(Posted July 28, 2022) We see no new published rulings today from the SCV, so let’s take one of our periodic looks around the appellate milieu.


ABA Appellate Summit

Registration is open for the 2022 Appellate Judges Education Institute, better known to the appellate crowd as the ABA Appellate Summit. This year’s gathering will be in Scottsdale, Arizona, and will convene November 10-13. This is the best nationwide assembly of appellate judges and advocates; the level of CLE programming is always quite high. If you go, you will see me there.


Virginia Appellate Advocacy Academy

Speaking of legal education, the good folks at Virginia CLE will present a two-day program of intensive, one-on-one teaching just for appeals. The program is next Thursday and Friday in Charlottesville. It’s hopelessly late to register now, as the program, which maxes out at 24 participants, filled very quickly. If you’re interested in participating in a future academy, let Virginia CLE know, so they can judge demand and plan accordingly.

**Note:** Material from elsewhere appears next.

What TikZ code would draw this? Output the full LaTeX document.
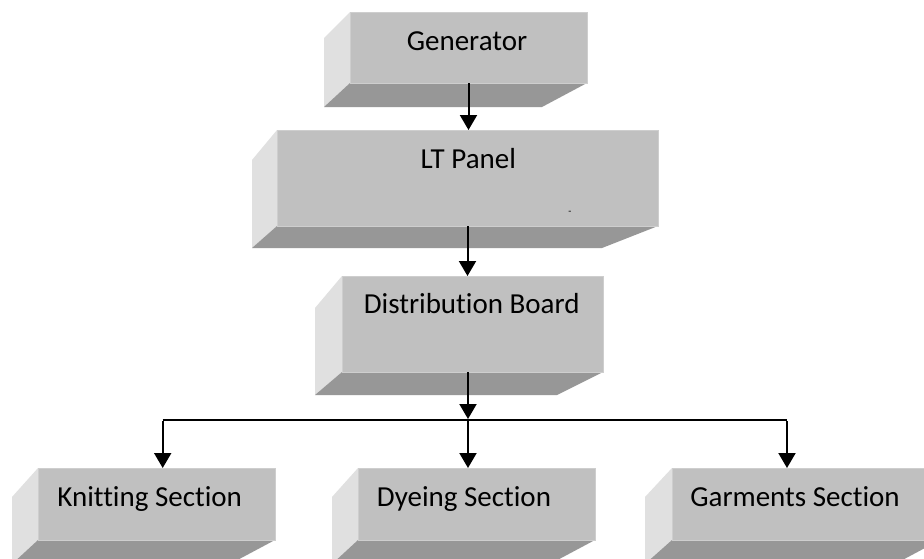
\documentclass[tikz,border=0pt]{standalone}
\usepackage{fontspec}
\setmainfont{Carlito}[Ligatures={NoCommon}]
\usetikzlibrary{arrows.meta}
\definecolor{frontc}{RGB}{192,192,192}
\definecolor{edgec}{RGB}{206,206,206}
\definecolor{leftc}{RGB}{224,224,224}
\definecolor{botc}{RGB}{151,151,151}
\tikzset{
  frontbox/.style={fill=frontc, draw=edgec, line width=0.8pt, inner sep=0pt, outer sep=0pt, anchor=north west},
  leftface/.style={fill=leftc},
  botface/.style={fill=botc},
  lbl/.style={font=\fontsize{29}{35}\selectfont, anchor=base, inner sep=0pt, text=black},
  wire/.style={line width=2pt, draw=black},
  conn/.style={wire, -{Triangle[width=17pt,length=15pt]}},
}
% #1 name, #2 x1, #3 y1, #4 x2, #5 y2, #6 d, #7 s, #8 h, #9 e
\newcommand{\mybevelbox}[9]{%
  \fill[leftface] (#2,#3) -- (#2,#5) -- ({#2-#6},{#5+#8}) -- ({#2-#6},{#3+#7}) -- cycle;
  \fill[botface] (#2,#5) -- (#4,#5) -- ({#4-#9},{#5+#8}) -- ({#2-#6},{#5+#8}) -- cycle;
  \node[frontbox, minimum width={#4pt-#2pt}, minimum height={#5pt-#3pt}] (#1) at (#2,#3) {};
}
\begin{document}
\begin{tikzpicture}[x=1pt,y=-1pt]
\useasboundingbox (0,0) rectangle (924,558);
\clip (0,0) rectangle (924,558);
\fill[white] (0,0) rectangle (924,558);

\mybevelbox{gen}{350}{12}{587}{83}{26}{26}{24}{45}
\mybevelbox{lt}{277}{130}{658}{226}{25}{30}{22}{56}
\mybevelbox{db}{342}{276}{603}{372}{27}{32}{23}{46}
\mybevelbox{knit}{38}{468}{275}{540}{26}{29}{24}{45}
\mybevelbox{dye}{358}{468}{595}{540}{26}{29}{24}{45}
\mybevelbox{garm}{672}{468}{940}{540}{27}{29}{24}{45}

\node[lbl] (gen-t) at (467,50) {Generator};
\node[lbl] (lt-t) at (468.3,168) {LT Panel};
\node[lbl] (db-t) at (471.7,313) {Distribution Board};
\node[lbl] (knit-t) at (149.7,506) {Knitting Section};
\node[lbl] (dye-t) at (464,506) {Dyeing Section};
\node[lbl] (garm-t) at (795,506) {Garments Section};
\node[font=\fontsize{10}{12}\selectfont, inner sep=0pt] (dash) at (570,213) {-};

\coordinate (bus) at (468,420);
\coordinate (busL) at (162.7,420);
\coordinate (busR) at (787,420);

\draw[conn] (gen.south) -- (gen.south |- lt.north);
\draw[conn] (lt.south) -- (lt.south |- db.north);
\draw[conn] (bus |- db.south) -- ([yshift=1pt]bus);
\draw[wire] (busL) -- (busR);
\draw[conn] ([yshift=-1pt]busL) -- (busL |- knit.north);
\draw[conn] (bus) -- (bus |- dye.north);
\draw[conn] ([yshift=-1pt]busR) -- (busR |- garm.north);
\end{tikzpicture}
\end{document}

SCV posts September argument docket

The docket for the September session at the Supreme Court of Virginia is available. There are just seven appeals; the court will hear arguments over two days, September 14-15.

I’ll pause to note two things about this news. First, this is the earliest I can recall seeing a docket and schedule. I’m accustomed to seeing it perhaps three weeks before the session week; the courts website promises that it’ll appear “approximately two weeks before each session.” This docket arrived seven weeks in advance.

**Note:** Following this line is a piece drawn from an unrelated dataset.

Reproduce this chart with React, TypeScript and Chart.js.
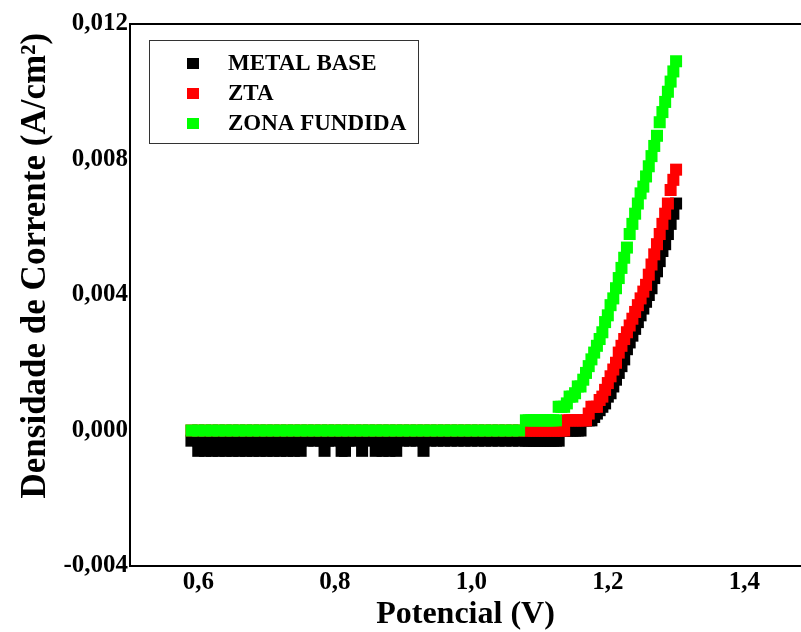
import React, { useEffect, useRef } from "react";
import { Chart, registerables } from "chart.js";

Chart.register(...registerables);

// Potential (V)
const potential = [
  0.59, 0.60, 0.61, 0.62, 0.63, 0.64, 0.65, 0.66, 0.67, 0.68,
  0.69, 0.70, 0.71, 0.72, 0.73, 0.74, 0.75, 0.76, 0.77, 0.78,
  0.79, 0.80, 0.81, 0.82, 0.83, 0.84, 0.85, 0.86, 0.87, 0.88,
  0.89, 0.90, 0.91, 0.92, 0.93, 0.94, 0.95, 0.96, 0.97, 0.98,
  0.99, 1.00, 1.01, 1.02, 1.03, 1.04, 1.05, 1.06, 1.07,
  1.080, 1.084, 1.088, 1.092, 1.096, 1.100, 1.104, 1.108, 1.112, 1.116,
  1.120, 1.124, 1.128, 1.132, 1.136, 1.140, 1.144, 1.148, 1.152, 1.156,
  1.160, 1.164, 1.168, 1.172, 1.176, 1.180, 1.184, 1.188, 1.192, 1.196,
  1.200, 1.204, 1.208, 1.212, 1.216, 1.220, 1.224, 1.228, 1.232, 1.236,
  1.240, 1.244, 1.248, 1.252, 1.256, 1.260, 1.264, 1.268, 1.272, 1.276,
  1.280, 1.284, 1.288, 1.292, 1.296, 1.300,
];

// Current density (A/cm²)
const metalBase = [
  -0.0003, -0.0003, -0.0003, -0.0003, -0.0003, -0.0003, -0.0003, -0.0003, -0.0003, -0.0003,
  -0.0003, -0.0003, -0.0003, -0.0003, -0.0003, -0.0003, -0.0003, -0.0003, -0.0003, -0.0003,
  -0.0003, -0.0003, -0.0003, -0.0003, -0.0003, -0.0003, -0.0003, -0.0003, -0.0003, -0.0003,
  -0.0003, -0.0003, -0.0003, -0.0003, -0.0003, -0.0003, -0.0003, -0.0003, -0.0003, -0.0003,
  -0.0003, -0.0003, -0.0003, -0.0003, -0.0003, -0.0003, -0.0003, -0.0003, -0.0003,
  -0.0003, -0.0003, -0.0003, -0.0003, -0.0003, -0.0003, -0.0003, -0.0003, -0.0003, -0.0003,
  -0.0003, -0.0003, -0.0003, 0, 0, 0, 0, 0, 0, 0,
  0, 0.0003, 0.0003, 0.0003, 0.0003, 0.0004, 0.0005, 0.0006, 0.0007, 0.0008,
  0.0010, 0.0011, 0.0013, 0.0015, 0.0017, 0.0019, 0.0021, 0.0024, 0.0026, 0.0028,
  0.0030, 0.0032, 0.0034, 0.0036, 0.0038, 0.0040, 0.0042, 0.0045, 0.0047, 0.0050,
  0.0053, 0.0055, 0.0058, 0.0061, 0.0064, 0.0067,
];

const zta = [
  0, 0, 0, 0, 0, 0, 0, 0, 0, 0,
  0, 0, 0, 0, 0, 0, 0, 0, 0, 0,
  0, 0, 0, 0, 0, 0, 0, 0, 0, 0,
  0, 0, 0, 0, 0, 0, 0, 0, 0, 0,
  0, 0, 0, 0, 0, 0, 0, 0, 0,
  0, 0, 0, 0, 0, 0, 0, 0, 0, 0,
  0, 0, 0, 0, 0, 0.0003, 0.0003, 0.0003, 0.0003, 0.0003,
  0.0003, 0.0003, 0.0003, 0.0005, 0.0007, 0.0007, 0.0007, 0.0009, 0.0010, 0.0012,
  0.0014, 0.0016, 0.0018, 0.0020, 0.0023, 0.0025, 0.0027, 0.0029, 0.0031, 0.0033,
  0.0035, 0.0037, 0.0039, 0.0041, 0.0043, 0.0046, 0.0049, 0.0052, 0.0055, 0.0058,
  0.0061, 0.0064, 0.0067, 0.0071, 0.0074, 0.0077,
];

const zonaFundida = [
  0, 0, 0, 0, 0, 0, 0, 0, 0, 0,
  0, 0, 0, 0, 0, 0, 0, 0, 0, 0,
  0, 0, 0, 0, 0, 0, 0, 0, 0, 0,
  0, 0, 0, 0, 0, 0, 0, 0, 0, 0,
  0, 0, 0, 0, 0, 0, 0, 0, 0,
  0.0003, 0.0003, 0.0003, 0.0003, 0.0003, 0.0003, 0.0003, 0.0003, 0.0003, 0.0003,
  0.0003, 0.0003, 0.0007, 0.0007, 0.0007, 0.0008, 0.0010, 0.0010, 0.0011, 0.0013,
  0.0013, 0.0015, 0.0017, 0.0019, 0.0021, 0.0023, 0.0025, 0.0027, 0.0029, 0.0032,
  0.0034, 0.0037, 0.0039, 0.0042, 0.0045, 0.0048, 0.0051, 0.0054, 0.0058, 0.0061,
  0.0064, 0.0067, 0.0070, 0.0072, 0.0075, 0.0078, 0.0081, 0.0084, 0.0087, 0.0091,
  0.0094, 0.0097, 0.0100, 0.0103, 0.0106, 0.0109,
];

// Extra (noisy) lower readings of the base metal
const metalBaseLowPotential = [
  0.60, 0.61, 0.62, 0.63, 0.64, 0.65, 0.66, 0.67, 0.68, 0.69,
  0.70, 0.71, 0.72, 0.73, 0.74, 0.75, 0.785, 0.81, 0.815, 0.84,
  0.86, 0.87, 0.88, 0.89, 0.93,
];
const metalBaseLowValues = [
  -0.0006, -0.0006, -0.0006, -0.0006, -0.0006, -0.0006, -0.0006, -0.0006, -0.0006, -0.0006,
  -0.0006, -0.0006, -0.0006, -0.0006, -0.0006, -0.0006, -0.0006, -0.0006, -0.0006, -0.0006,
  -0.0006, -0.0006, -0.0006, -0.0006, -0.0006,
];

const seriesLabels = ["METAL BASE", "ZTA", "ZONA FUNDIDA"];
const seriesColors = ["#000000", "#FF0000", "#00FF00"];
const xTickValues = [0.6, 0.8, 1.0, 1.2, 1.4];
const yTickValues = [-0.004, 0, 0.004, 0.008, 0.012];
const xTitle = "Potencial (V)";
const yTitle = "Densidade de Corrente (A/cm²) ";

const FONT = '"Liberation Serif", "Times New Roman", serif';

const frameLegendPlugin = {
  id: "frameLegend",
  afterDraw(chart: any) {
    const { ctx, chartArea } = chart;
    ctx.save();
    // top frame line
    ctx.fillStyle = "#000";
    ctx.fillRect(chartArea.left - 1, chartArea.top - 1, chartArea.right - chartArea.left + 1, 2);
    // legend box
    const x0 = chartArea.left + 19.5;
    const y0 = chartArea.top + 16.5;
    ctx.strokeStyle = "#333";
    ctx.lineWidth = 1;
    ctx.strokeRect(x0, y0, 269, 103);
    ctx.font = `bold 23px ${FONT}`;
    ctx.textBaseline = "middle";
    ctx.textAlign = "left";
    chart.data.datasets.forEach((ds: any, i: number) => {
      const cy = y0 + 23 + 30 * i;
      ctx.fillStyle = ds.backgroundColor;
      ctx.fillRect(x0 + 37.5, cy - 5.5, 12, 11);
      ctx.fillStyle = "#000";
      ctx.fillText(ds.label, x0 + 78.5, cy + 1);
    });
    ctx.restore();
  },
};

export default function App() {
  const ref = useRef<HTMLCanvasElement>(null);

  useEffect(() => {
    const black = potential.map((x, i) => ({ x, y: metalBase[i] })).concat(
      metalBaseLowPotential.map((x, i) => ({ x, y: metalBaseLowValues[i] }))
    );
    const red = potential.map((x, i) => ({ x, y: zta[i] }));
    const green = potential.map((x, i) => ({ x, y: zonaFundida[i] }));
    const all = [black, red, green];

    const tickFont = { family: FONT, size: 25, weight: "bold" as const };

    const chart = new Chart(ref.current as HTMLCanvasElement, {
      type: "scatter",
      data: {
        datasets: all.map((data, i) => ({
          label: seriesLabels[i],
          data,
          backgroundColor: seriesColors[i],
          borderColor: seriesColors[i],
          pointStyle: "rect",
          pointRadius: 8.5,
          pointBorderWidth: 0,
          borderWidth: 0,
          showLine: false,
          order: 3 - i,
        })),
      },
      options: {
        responsive: false,
        animation: false,
        events: [],
        layout: { autoPadding: false, padding: { top: 24, left: 0, right: 0, bottom: 0 } },
        plugins: {
          legend: { display: false },
          tooltip: { enabled: false },
        },
        scales: {
          x: {
            type: "linear",
            min: 0.5,
            max: 1.483,
            afterBuildTicks: (s: any) => {
              s.ticks = xTickValues.map((v) => ({ value: v }));
            },
            afterFit: (s: any) => {
              s.height = 66;
            },
            grid: { drawOnChartArea: false, drawTicks: false },
            border: { display: true, color: "#000", width: 2 },
            ticks: {
              color: "#000",
              font: tickFont,
              padding: 2,
              autoSkip: false,
              maxRotation: 0,
              callback: (v: any) => Number(v).toFixed(1).replace(".", ","),
            },
            title: {
              display: true,
              text: xTitle,
              color: "#000",
              font: { family: FONT, size: 32, weight: "bold", lineHeight: 1 },
              padding: { top: 0, bottom: 1 },
            },
          },
          y: {
            type: "linear",
            min: -0.004,
            max: 0.012,
            afterBuildTicks: (s: any) => {
              s.ticks = yTickValues.map((v) => ({ value: v }));
            },
            afterFit: (s: any) => {
              s.width = 130;
            },
            grid: { drawOnChartArea: false, drawTicks: false },
            border: { display: true, color: "#000", width: 2 },
            ticks: {
              color: "#000",
              font: tickFont,
              padding: 2,
              autoSkip: false,
              callback: (v: any) => Number(v).toFixed(3).replace(".", ","),
            },
            title: {
              display: true,
              text: yTitle,
              align: "end",
              color: "#000",
              font: { family: FONT, size: 35, weight: "bold" },
              padding: { top: 15, bottom: 0 },
            },
          },
        },
      },
      plugins: [frameLegendPlugin],
    } as any);

    return () => chart.destroy();
  }, []);

  return (
    <div style={{ position: "fixed", left: 0, top: 0, width: 801, height: 632, background: "#fff" }}>
      <canvas ref={ref} width={801} height={632} style={{ display: "block", width: 801, height: 632 }} />
    </div>
  );
}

Second, these seven cases, added to the previous dockets this year, aggregate to 47 appellate arguments in 2022. This projects to somewhere around 55 for the year. (My best guess, based on the writs-granted page, is that seven more will be ready for argument in the November session, though the clerk may manage to squeeze in a couple more.) If you’re a long-time reader, I don’t have to tell you that that’s the lowest we’ve ever seen in a year, at least in our lifetimes.

This, of course, translates to a tiny number of published opinions. Of the previous 40 argued this year, the court has decided 18 by published rulings and eight by unpubs, and at least one has settled. (The other 13 haven’t come down yet.) This means that if you’re one of those folks, like me, who deliver CLE retrospectives on the year’s SCV decisions, you won’t have a lot of raw material next year.

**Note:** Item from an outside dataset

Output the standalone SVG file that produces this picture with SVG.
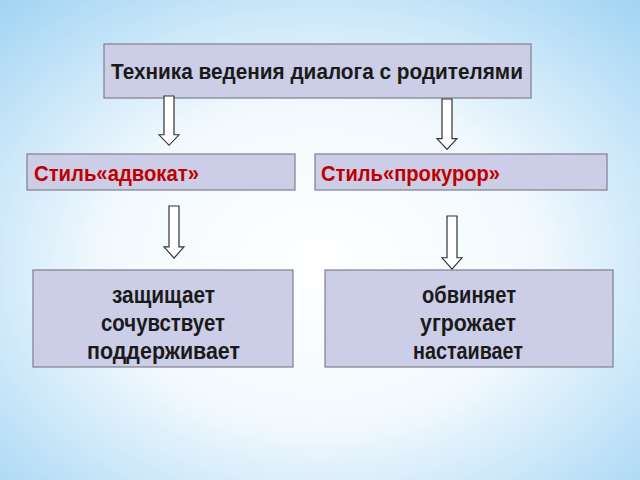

VBA Summer Meeting programs

One such review came last Saturday, in the Virginia Bar Association’s gathering in Hot Springs. Two learned judges, Dan Ortiz of the Court of Appeals and Everett Martin of the Norfolk Circuit Court, reprised their annual presentation on SCV decisions over the past year. The VBA’s Appellate Practice Section was one of the co-sponsors.

The APS also co-sponsored another recurring program, a review of the Roberts Court’s October Term 2021. While the SCV’s yearly cases may have been relatively peaceful, the SCOTUS term was aflame, as you no doubt know. My pal Bill Hurd, now of Eckert Seamans, again capably moderated a discussion by three panelists, including the relatively new Solicitor General of the Commonwealth, Andrew Ferguson.

The meeting’s closing session was a thunder-and-lightning presentation on the January 6 insurrection and its aftermath. Those panelists included former Fourth Circuit Judge Mike Luttig, Jamie Raskin of the House of Representatives, former US Attorney Tim Heaphy, and journalist Betsy Woodruff Swan. Senior Justice Bill Mims was gracious and graceful as usual in moderating an edge-of-your-seat program over the course of 90 minutes. C-SPAN recorded the segment and broadcast it later that day; I don’t know if the network will re-air it, but I heartily recommend it if you can find it.


Not quite yet …

I’ve been keeping an eye on the docket postings for the Court of Appeals of Virginia, to see when the stream of new civil appeals will begin to appear. The latest docket that’s now on the court’s website is August 23, and I don’t see any civil cases (other than domestic relations and Workers’ Comp, which have been in the CAV’s bailiwick all along).  My best guess is that we’ll see some in September; I’m confident that they’ll arrive in force in October.

This leads to the question of the court’s workload, with all civil appeals heading there now before a possible discretionary appeal to the Supreme Court. I’ll want to see the 2023 stats, which won’t arrive until early in 2024, to assess the effect of a year’s worth of civil cases. I know better than to start guessing now.